WHAT YOU SHOULD DO ->
The required output is every line from the beginning of the entries below through the line that includes "ax = fig.add_axes([0.078, 0.129, 0.9, 0.843])", copied exactly.

RECORDS ->
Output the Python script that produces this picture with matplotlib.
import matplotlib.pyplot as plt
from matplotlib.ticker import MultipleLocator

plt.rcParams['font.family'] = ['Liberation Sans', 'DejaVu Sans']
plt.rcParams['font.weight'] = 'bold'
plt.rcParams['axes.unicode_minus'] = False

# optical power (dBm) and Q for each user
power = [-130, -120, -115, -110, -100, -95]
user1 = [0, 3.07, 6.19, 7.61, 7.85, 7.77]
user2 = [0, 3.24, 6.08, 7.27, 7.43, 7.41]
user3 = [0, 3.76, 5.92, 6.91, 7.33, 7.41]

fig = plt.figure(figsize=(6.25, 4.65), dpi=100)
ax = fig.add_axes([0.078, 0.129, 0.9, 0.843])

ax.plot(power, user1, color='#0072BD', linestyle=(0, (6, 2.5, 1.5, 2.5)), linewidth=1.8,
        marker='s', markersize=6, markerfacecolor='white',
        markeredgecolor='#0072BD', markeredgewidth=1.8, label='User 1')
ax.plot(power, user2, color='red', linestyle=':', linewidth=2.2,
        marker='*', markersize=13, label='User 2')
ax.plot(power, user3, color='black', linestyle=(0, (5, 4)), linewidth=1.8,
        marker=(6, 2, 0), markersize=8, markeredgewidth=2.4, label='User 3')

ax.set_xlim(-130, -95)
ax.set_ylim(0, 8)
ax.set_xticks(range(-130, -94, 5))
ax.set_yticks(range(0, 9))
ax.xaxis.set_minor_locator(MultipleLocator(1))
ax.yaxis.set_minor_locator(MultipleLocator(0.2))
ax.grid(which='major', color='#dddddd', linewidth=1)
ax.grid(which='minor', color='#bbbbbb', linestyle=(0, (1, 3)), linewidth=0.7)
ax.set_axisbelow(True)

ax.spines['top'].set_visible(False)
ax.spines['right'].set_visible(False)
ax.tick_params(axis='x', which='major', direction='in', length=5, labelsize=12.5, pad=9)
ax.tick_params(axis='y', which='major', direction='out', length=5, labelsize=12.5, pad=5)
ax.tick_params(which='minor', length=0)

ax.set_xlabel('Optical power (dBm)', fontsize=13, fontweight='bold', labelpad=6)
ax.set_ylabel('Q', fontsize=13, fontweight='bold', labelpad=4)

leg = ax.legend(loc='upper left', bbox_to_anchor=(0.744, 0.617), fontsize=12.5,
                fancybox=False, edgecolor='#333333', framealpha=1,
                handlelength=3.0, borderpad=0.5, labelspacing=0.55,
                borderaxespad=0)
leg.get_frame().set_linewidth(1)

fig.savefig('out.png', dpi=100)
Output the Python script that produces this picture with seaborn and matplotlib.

FINAL RESULT ->
Output the Python script that produces this picture with matplotlib.
import matplotlib.pyplot as plt
from matplotlib.ticker import MultipleLocator

plt.rcParams['font.family'] = ['Liberation Sans', 'DejaVu Sans']
plt.rcParams['font.weight'] = 'bold'
plt.rcParams['axes.unicode_minus'] = False

# optical power (dBm) and Q for each user
power = [-130, -120, -115, -110, -100, -95]
user1 = [0, 3.07, 6.19, 7.61, 7.85, 7.77]
user2 = [0, 3.24, 6.08, 7.27, 7.43, 7.41]
user3 = [0, 3.76, 5.92, 6.91, 7.33, 7.41]

fig = plt.figure(figsize=(6.25, 4.65), dpi=100)
ax = fig.add_axes([0.078, 0.129, 0.9, 0.843])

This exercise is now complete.